As I was sipping my espresso and going over my notes, I was also observing the number of French patrons this place attracted . . . even in the cozy patio that seats about 30 max, there were at least three four-tops where the customers spoke in complete French to Florence and the waitstaff. No stranger to ethnic dining in So Cal, this definitely speaks for the restaurant's authenticity as a brasserie, not to mention building a good enough loyalty amongst clientele that they feel comfortable enough to speak in their native tongue amongst each other and to the almost all-French crew. In the same brasserie vain, the prices here are very reasonable, with starters & wines by the glass around $10, entrees around $20 and desserts at $8.
And of course, the biggest endorsement I could make for a hosted meal is whether I would come back on my own dime, which I would happily do and actually looking forward to . . . even as a vegetarian.
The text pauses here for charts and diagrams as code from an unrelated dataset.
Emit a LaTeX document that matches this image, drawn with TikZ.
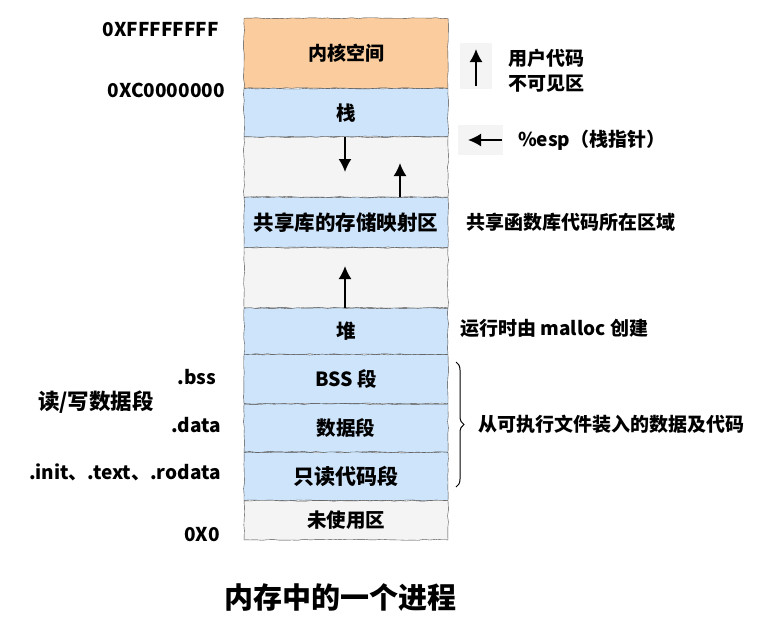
\documentclass[tikz,border=0pt]{standalone}
\usepackage{fontspec}
\setmainfont{Noto Sans CJK SC}
\usepackage{tikz}
\usepackage{xcolor}
\usetikzlibrary{positioning}
\usetikzlibrary{arrows.meta}
\usetikzlibrary{decorations.pathmorphing}
\usetikzlibrary{decorations.pathreplacing}
\definecolor{kernelorange}{RGB}{250,204,158}
\definecolor{segblue}{RGB}{206,228,250}
\definecolor{gapgray}{RGB}{244,244,244}
\definecolor{edgegray}{RGB}{70,70,70}

\tikzset{
  seg/.style={draw=edgegray, thin, minimum width=204pt, inner sep=0pt,
    font=\fontsize{19.5}{22}\selectfont\bfseries,
    decorate, decoration={random steps, segment length=6pt, amplitude=0.5pt}},
  lbl/.style={font=\fontsize{19}{25}\selectfont\bfseries, inner sep=0pt},
  addr/.style={font=\fontsize{19}{22}\selectfont\bfseries, inner sep=0pt, anchor=east},
  growarrow/.style={line width=1.8pt, -{Latex[length=13pt,width=13pt]}},
}

\begin{document}
\begin{tikzpicture}[x=1pt,y=-1pt]
\useasboundingbox (0,0) rectangle (759,630);
% memory column
\node[seg, fill=kernelorange, minimum height=70pt, anchor=north, font=\fontsize{19}{22}\selectfont\bfseries] (kernel) at (346,18) {内核空间};
\node[seg, fill=segblue, minimum height=48pt, below=0pt of kernel] (stack) {栈};
\node[seg, fill=gapgray, minimum height=60pt, below=0pt of stack] (gapA) {};
\node[seg, fill=segblue, minimum height=50pt, below=0pt of gapA, font=\fontsize{20.5}{22}\selectfont\bfseries] (shlib) {共享库的存储映射区};
\node[seg, fill=gapgray, minimum height=60pt, below=0pt of shlib] (gapB) {};
\node[seg, fill=segblue, minimum height=46pt, below=0pt of gapB] (heap) {堆};
\node[seg, fill=segblue, minimum height=49pt, below=0pt of heap] (bss) {BSS 段};
\node[seg, fill=segblue, minimum height=48pt, below=0pt of bss] (data) {数据段};
\node[seg, fill=segblue, minimum height=48pt, below=0pt of data, font=\fontsize{21}{22}\selectfont\bfseries] (rodata) {只读代码段};
\node[seg, fill=gapgray, minimum height=39pt, below=0pt of rodata] (unused) {未使用区};

% growth arrows
\coordinate (stackend) at (345,172);
\coordinate (shlibend) at (400,163);
\coordinate (heapend) at (345,266);
\draw[growarrow] (stack.south -| stackend) -- (stackend);
\draw[growarrow] (shlib.north -| shlibend) -- (shlibend);
\draw[growarrow] (heap.north -| heapend) -- (heapend);

% addresses
\node[addr] (top) at (219,30) {0XFFFFFFFF};
\node[addr] (kbase) at (225,90) {0XC0000000};
\node[addr] (zero) at (220,535) {0X0};

% section names
\node[addr] (bssname) at (216,377) {.bss};
\node[addr] (dataname) at (221,425) {.data};
\node[addr] (textname) at (221,472) {.init、.text、.rodata};
\node[lbl, anchor=west, font=\fontsize{21.5}{25}\selectfont\bfseries] (rw) at (38,402) {读/写数据段};

% right side notes
\node[fill=gapgray, minimum width=32pt, minimum height=46pt, inner sep=0pt] (upbox) at (476,66) {};
\coordinate (uptip) at (476,49);
\draw[growarrow] (476,86) -- (uptip);
\node[lbl, anchor=west, align=left] (hidden) at (508,71) {用户代码\\不可见区};
\node[fill=gapgray, minimum width=45pt, minimum height=30pt, inner sep=0pt] (espbox) at (480,140) {};
\coordinate (esptip) at (468,140);
\draw[growarrow] (502,140) -- (esptip);
\node[lbl, anchor=west] (esp) at (518,140) {\%esp（栈指针）};
\node[lbl, anchor=west] (shnote) at (466,222) {共享函数库代码所在区域};
\node[lbl, anchor=west] (heapnote) at (460,328) {运行时由 malloc 创建};
\coordinate (bracetop) at (456,362);
\coordinate (bracebot) at (456,487);
\draw[line width=1pt, decorate, decoration={brace, amplitude=8pt}] (bracetop) -- (bracebot);
\node[lbl, anchor=west] (loadnote) at (478,424) {从可执行文件装入的数据及代码};

% caption
\node[font=\fontsize{29}{32}\selectfont\bfseries, inner sep=0pt] (title) at (340,598) {内存中的一个进程};
\end{tikzpicture}
\end{document}
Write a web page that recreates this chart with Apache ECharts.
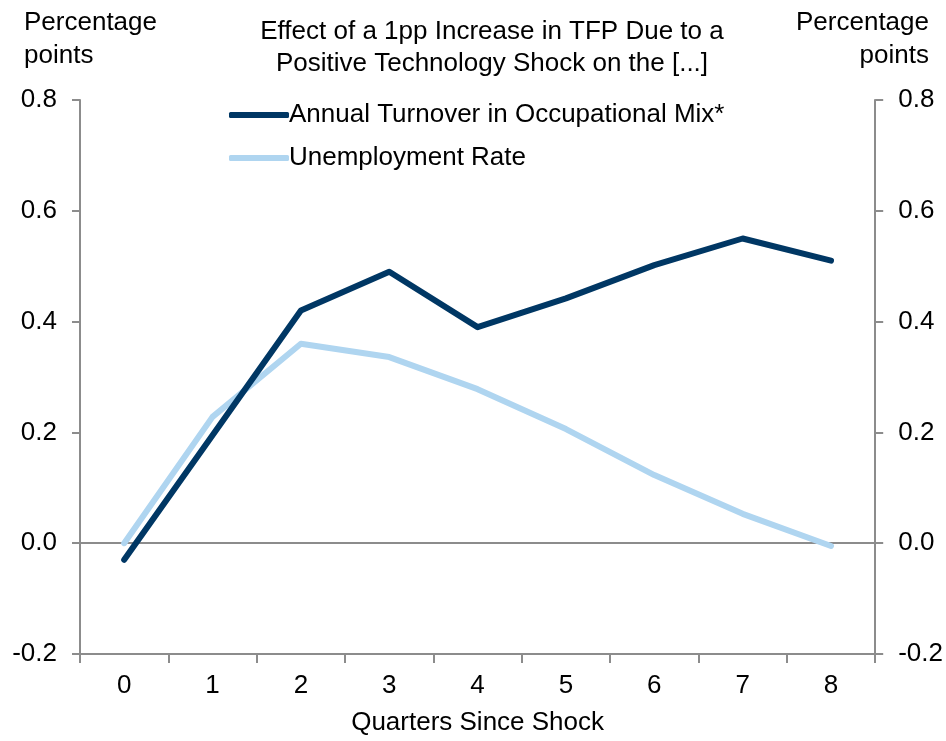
<!DOCTYPE html>
<html>
<head>
<meta charset="utf-8">
<script src="https://cdn.jsdelivr.net/npm/echarts@6/dist/echarts.min.js"></script>
<style>
  html, body { margin: 0; padding: 0; background: #fff; }
  #chart { width: 946px; height: 741px; }
</style>
</head>
<body>
<div id="chart"></div>
<script>
// Quarters after the shock
const quarters = ['0', '1', '2', '3', '4', '5', '6', '7', '8'];
// Response in percentage points
const turnover = [-0.03, 0.195, 0.42, 0.49, 0.39, 0.442, 0.502, 0.55, 0.51];
const unemployment = [0.0, 0.228, 0.36, 0.336, 0.278, 0.206, 0.123, 0.053, -0.005];
const yTicks = { min: -0.2, max: 0.8, step: 0.2 };

const FONT = '"Liberation Sans", Arial, sans-serif';
const FS = 26;
const AXIS_GREY = '#8c8c8c';
const DARK = '#003764';
const LIGHT = '#afd5f0';

const chart = echarts.init(document.getElementById('chart'), null, { renderer: 'canvas' });

const valueAxis = (position) => ({
  type: 'value',
  position: position,
  min: yTicks.min,
  max: yTicks.max,
  interval: yTicks.step,
  axisLine: { show: true, lineStyle: { color: AXIS_GREY, width: 2 } },
  axisTick: { show: true, length: 8, lineStyle: { color: AXIS_GREY, width: 2 } },
  splitLine: { show: false },
  axisLabel: {
    color: '#000', fontFamily: FONT, fontSize: FS, margin: 23,
    formatter: (v) => v.toFixed(1)
  }
});

const headStyle = { fontFamily: FONT, fontSize: FS, fontWeight: 'normal', color: '#000', lineHeight: 33 };

// Unit caption above each value axis
const unitText = (pos) => ({
  type: 'text',
  silent: true,
  style: {
    text: 'Percentage\npoints',
    x: pos === 'left' ? 24 : 929,
    y: 6,
    align: pos,
    verticalAlign: 'top',
    font: `${FS}px ${FONT}`,
    lineHeight: 33,
    fill: '#000'
  }
});

chart.setOption({
  animation: false,
  textStyle: { fontFamily: FONT },
  grid: { left: 80, right: 70, top: 100, bottom: 82 },
  title: [
    {
      text: 'Effect of a 1pp Increase in TFP Due to a\nPositive Technology Shock on the [...]',
      left: 487, top: 11, textAlign: 'center',
      textStyle: Object.assign({}, headStyle, { lineHeight: 32 })
    }
  ],
  graphic: [unitText('left'), unitText('right')],
  legend: {
    orient: 'vertical',
    left: 224, top: 97,
    itemWidth: 60, itemHeight: 6, itemGap: 17,
    icon: 'roundRect',
    textStyle: { fontFamily: FONT, fontSize: FS, color: '#000', padding: [0, 0, 0, -5] },
    data: ['Annual Turnover in Occupational Mix*', 'Unemployment Rate']
  },
  xAxis: {
    type: 'category',
    data: quarters,
    boundaryGap: true,
    name: 'Quarters Since Shock',
    nameLocation: 'middle',
    nameGap: 56,
    nameTextStyle: { color: '#000', fontFamily: FONT, fontSize: FS },
    axisLine: { show: true, onZero: false, lineStyle: { color: AXIS_GREY, width: 2 } },
    axisTick: { show: true, length: 9, alignWithLabel: false, lineStyle: { color: AXIS_GREY, width: 2 } },
    axisLabel: { color: '#000', fontFamily: FONT, fontSize: FS, margin: 19 },
    splitLine: { show: false }
  },
  yAxis: [valueAxis('left'), valueAxis('right')],
  series: [
    {
      name: 'Annual Turnover in Occupational Mix*',
      type: 'line',
      data: turnover,
      yAxisIndex: 0,
      symbol: 'none',
      lineStyle: { color: DARK, width: 6, cap: 'round', join: 'round' },
      itemStyle: { color: DARK },
      z: 4,
      markLine: {
        silent: true,
        symbol: 'none',
        label: { show: false },
        lineStyle: { color: AXIS_GREY, width: 2, type: 'solid' },
        data: [{ yAxis: 0 }],
        z: 1
      }
    },
    {
      name: 'Unemployment Rate',
      type: 'line',
      data: unemployment,
      yAxisIndex: 0,
      symbol: 'none',
      lineStyle: { color: LIGHT, width: 6, cap: 'round', join: 'round' },
      itemStyle: { color: LIGHT },
      z: 3
    }
  ]
});
</script>
</body>
</html>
I can't wait find a plus-one to share that leek-mozzarella tart with and finally get that meat-eaters perspective, and I for one am already feeling the amour for that tomato confit and floating island.
What Do Others Say?
- Food, She Thought found "the concept is simple and lovely, the execution could be better" but still plans on a return trip
- Exilekiss said it "still needs to settle in and refine itself" but gave props for a few consistently solid dishes
- LA Foodblogging loved their bread and housemade charcuterie, finding it a "perfect place to settle down with a long, leisurely lunch and a glass of wine"
- Tomostyle "could go on and on, as I cannot contain my excitement" for this place's "true French bistro food in a true French bistro environment with true French staff and true French hospitality."
- LA Times' S. Irene gave it a lukewarm one star but does give "thanks to two hardworking French expats for bringing us a brasserie that celebrates typical French cuisine"
- LA Weekly's Jonathan Gold called it "Paris in Culver City" and a "decidedly useful bistro" with an "air of cheerful Parisian diffidence that is hard to manufacture."
- LA.com liked the food and that "the bar and waitstaff are almost entirely French [staffed], and not only that, but they are actually polite"
- Culver City Crossroads' Mary McGrath was impressed and said "it lives up to the reputation. It’s affordable, and there are no noses in the air."